··· DATASET EXCERPT ···

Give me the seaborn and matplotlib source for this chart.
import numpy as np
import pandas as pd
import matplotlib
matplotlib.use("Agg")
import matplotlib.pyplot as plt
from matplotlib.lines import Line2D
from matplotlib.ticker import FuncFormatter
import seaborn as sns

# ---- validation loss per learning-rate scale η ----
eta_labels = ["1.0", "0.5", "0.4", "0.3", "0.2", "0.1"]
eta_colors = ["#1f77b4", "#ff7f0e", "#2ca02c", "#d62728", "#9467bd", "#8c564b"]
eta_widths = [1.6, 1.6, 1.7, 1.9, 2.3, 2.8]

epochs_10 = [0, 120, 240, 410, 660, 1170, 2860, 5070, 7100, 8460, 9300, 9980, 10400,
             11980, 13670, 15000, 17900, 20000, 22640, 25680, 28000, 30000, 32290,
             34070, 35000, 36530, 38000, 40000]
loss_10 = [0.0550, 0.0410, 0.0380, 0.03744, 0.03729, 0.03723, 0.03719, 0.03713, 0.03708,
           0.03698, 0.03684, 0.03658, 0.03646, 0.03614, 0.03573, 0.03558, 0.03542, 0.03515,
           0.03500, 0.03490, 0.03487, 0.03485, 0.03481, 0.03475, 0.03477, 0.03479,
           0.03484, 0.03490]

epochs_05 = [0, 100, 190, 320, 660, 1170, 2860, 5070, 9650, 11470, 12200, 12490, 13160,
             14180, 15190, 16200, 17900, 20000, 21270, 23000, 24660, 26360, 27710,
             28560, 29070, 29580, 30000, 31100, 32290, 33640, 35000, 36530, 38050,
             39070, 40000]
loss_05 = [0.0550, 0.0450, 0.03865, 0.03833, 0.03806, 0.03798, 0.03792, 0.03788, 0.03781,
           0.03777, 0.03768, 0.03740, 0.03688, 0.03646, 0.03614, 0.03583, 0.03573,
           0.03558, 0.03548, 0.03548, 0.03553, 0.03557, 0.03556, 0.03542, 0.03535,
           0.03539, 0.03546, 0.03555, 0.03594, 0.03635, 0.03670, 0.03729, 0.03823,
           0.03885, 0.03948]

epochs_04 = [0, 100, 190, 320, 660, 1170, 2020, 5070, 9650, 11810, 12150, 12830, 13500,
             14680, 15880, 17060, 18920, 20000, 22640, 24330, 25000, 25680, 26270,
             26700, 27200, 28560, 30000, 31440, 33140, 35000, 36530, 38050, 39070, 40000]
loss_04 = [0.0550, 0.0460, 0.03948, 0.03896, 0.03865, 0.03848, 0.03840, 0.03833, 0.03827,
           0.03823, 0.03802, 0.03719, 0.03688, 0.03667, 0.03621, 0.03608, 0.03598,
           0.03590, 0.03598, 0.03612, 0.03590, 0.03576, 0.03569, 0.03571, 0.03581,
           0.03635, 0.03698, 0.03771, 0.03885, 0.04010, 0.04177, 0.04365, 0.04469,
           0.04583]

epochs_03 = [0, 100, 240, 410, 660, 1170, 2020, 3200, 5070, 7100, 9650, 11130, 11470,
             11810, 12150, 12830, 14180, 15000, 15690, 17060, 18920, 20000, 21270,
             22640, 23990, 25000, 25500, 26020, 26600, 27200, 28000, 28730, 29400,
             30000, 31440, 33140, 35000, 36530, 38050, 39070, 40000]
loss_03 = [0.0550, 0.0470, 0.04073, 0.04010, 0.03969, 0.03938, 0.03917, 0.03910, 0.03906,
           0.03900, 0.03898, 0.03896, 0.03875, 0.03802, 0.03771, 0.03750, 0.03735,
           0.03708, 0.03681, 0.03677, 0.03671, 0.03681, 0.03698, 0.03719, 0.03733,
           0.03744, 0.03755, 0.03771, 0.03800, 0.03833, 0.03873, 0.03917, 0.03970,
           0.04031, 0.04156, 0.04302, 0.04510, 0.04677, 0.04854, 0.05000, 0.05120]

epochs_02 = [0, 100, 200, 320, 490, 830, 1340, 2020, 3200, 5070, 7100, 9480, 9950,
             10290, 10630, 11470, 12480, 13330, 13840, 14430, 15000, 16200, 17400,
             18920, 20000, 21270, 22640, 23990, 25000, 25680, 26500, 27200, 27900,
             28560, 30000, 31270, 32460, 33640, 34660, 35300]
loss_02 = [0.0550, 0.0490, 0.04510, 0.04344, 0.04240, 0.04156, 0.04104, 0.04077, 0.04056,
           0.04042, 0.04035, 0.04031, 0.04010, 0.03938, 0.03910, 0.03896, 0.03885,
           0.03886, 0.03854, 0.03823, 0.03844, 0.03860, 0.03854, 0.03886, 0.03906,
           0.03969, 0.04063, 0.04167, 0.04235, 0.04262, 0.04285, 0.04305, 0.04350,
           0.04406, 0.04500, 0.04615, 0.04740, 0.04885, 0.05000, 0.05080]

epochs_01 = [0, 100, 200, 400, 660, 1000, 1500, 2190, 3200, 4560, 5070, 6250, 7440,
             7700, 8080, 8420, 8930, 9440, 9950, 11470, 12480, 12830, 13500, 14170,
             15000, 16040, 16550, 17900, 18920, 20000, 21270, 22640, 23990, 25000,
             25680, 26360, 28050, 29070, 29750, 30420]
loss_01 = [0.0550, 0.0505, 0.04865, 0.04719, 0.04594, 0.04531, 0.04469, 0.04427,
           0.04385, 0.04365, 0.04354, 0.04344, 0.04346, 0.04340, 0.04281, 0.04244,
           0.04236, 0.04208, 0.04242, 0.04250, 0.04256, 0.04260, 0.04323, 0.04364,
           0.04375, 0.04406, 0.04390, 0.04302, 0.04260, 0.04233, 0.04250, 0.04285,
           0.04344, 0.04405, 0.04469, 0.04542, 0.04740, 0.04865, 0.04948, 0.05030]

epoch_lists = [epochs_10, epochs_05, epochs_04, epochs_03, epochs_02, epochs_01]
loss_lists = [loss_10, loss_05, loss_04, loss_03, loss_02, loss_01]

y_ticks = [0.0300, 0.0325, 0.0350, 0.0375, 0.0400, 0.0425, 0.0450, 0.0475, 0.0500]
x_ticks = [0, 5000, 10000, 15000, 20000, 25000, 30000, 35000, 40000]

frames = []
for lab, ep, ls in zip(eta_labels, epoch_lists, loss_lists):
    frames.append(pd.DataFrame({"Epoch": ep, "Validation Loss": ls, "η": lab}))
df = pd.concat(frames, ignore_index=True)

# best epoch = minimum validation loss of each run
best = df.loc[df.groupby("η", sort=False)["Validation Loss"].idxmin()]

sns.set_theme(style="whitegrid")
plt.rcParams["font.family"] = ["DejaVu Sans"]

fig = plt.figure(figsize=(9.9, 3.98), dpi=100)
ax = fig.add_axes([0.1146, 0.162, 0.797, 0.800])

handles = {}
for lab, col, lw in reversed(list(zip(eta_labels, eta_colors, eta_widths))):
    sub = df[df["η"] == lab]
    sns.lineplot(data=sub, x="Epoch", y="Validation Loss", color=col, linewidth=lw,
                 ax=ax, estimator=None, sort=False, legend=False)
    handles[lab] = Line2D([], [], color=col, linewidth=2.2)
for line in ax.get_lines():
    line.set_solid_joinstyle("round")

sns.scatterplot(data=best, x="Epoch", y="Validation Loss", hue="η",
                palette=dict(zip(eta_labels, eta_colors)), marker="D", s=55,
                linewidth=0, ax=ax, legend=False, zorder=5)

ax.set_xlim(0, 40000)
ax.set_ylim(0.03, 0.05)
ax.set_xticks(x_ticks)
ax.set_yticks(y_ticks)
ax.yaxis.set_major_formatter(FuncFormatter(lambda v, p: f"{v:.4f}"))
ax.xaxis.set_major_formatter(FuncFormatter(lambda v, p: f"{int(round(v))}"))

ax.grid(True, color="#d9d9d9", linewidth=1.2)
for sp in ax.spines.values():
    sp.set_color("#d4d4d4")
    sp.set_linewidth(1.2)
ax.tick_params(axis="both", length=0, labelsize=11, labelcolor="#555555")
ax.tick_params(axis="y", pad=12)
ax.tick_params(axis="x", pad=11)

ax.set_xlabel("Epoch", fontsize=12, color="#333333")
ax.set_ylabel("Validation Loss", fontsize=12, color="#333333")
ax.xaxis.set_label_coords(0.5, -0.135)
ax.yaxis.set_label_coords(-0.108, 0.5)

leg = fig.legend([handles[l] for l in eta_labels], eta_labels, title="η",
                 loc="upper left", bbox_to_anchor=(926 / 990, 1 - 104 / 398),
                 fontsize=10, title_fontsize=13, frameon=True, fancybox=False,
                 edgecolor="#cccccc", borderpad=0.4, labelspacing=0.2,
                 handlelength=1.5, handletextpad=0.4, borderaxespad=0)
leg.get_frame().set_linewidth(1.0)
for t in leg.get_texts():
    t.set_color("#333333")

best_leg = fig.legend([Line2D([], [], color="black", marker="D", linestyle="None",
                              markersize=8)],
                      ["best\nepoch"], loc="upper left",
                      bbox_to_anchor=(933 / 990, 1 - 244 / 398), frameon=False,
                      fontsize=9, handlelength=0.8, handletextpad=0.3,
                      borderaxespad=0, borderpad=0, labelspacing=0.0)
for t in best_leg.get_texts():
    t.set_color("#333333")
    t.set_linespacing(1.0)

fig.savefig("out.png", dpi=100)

···

__EXERCISE INSTRUCTIONS__. Word for word, reproduce the listing above from its start up to and including the line that has "0.03484, 0.03490]". Give only those lines.

__FINISHED ANSWER__.
Give me the seaborn and matplotlib source for this chart.
import numpy as np
import pandas as pd
import matplotlib
matplotlib.use("Agg")
import matplotlib.pyplot as plt
from matplotlib.lines import Line2D
from matplotlib.ticker import FuncFormatter
import seaborn as sns

# ---- validation loss per learning-rate scale η ----
eta_labels = ["1.0", "0.5", "0.4", "0.3", "0.2", "0.1"]
eta_colors = ["#1f77b4", "#ff7f0e", "#2ca02c", "#d62728", "#9467bd", "#8c564b"]
eta_widths = [1.6, 1.6, 1.7, 1.9, 2.3, 2.8]

epochs_10 = [0, 120, 240, 410, 660, 1170, 2860, 5070, 7100, 8460, 9300, 9980, 10400,
             11980, 13670, 15000, 17900, 20000, 22640, 25680, 28000, 30000, 32290,
             34070, 35000, 36530, 38000, 40000]
loss_10 = [0.0550, 0.0410, 0.0380, 0.03744, 0.03729, 0.03723, 0.03719, 0.03713, 0.03708,
           0.03698, 0.03684, 0.03658, 0.03646, 0.03614, 0.03573, 0.03558, 0.03542, 0.03515,
           0.03500, 0.03490, 0.03487, 0.03485, 0.03481, 0.03475, 0.03477, 0.03479,
           0.03484, 0.03490]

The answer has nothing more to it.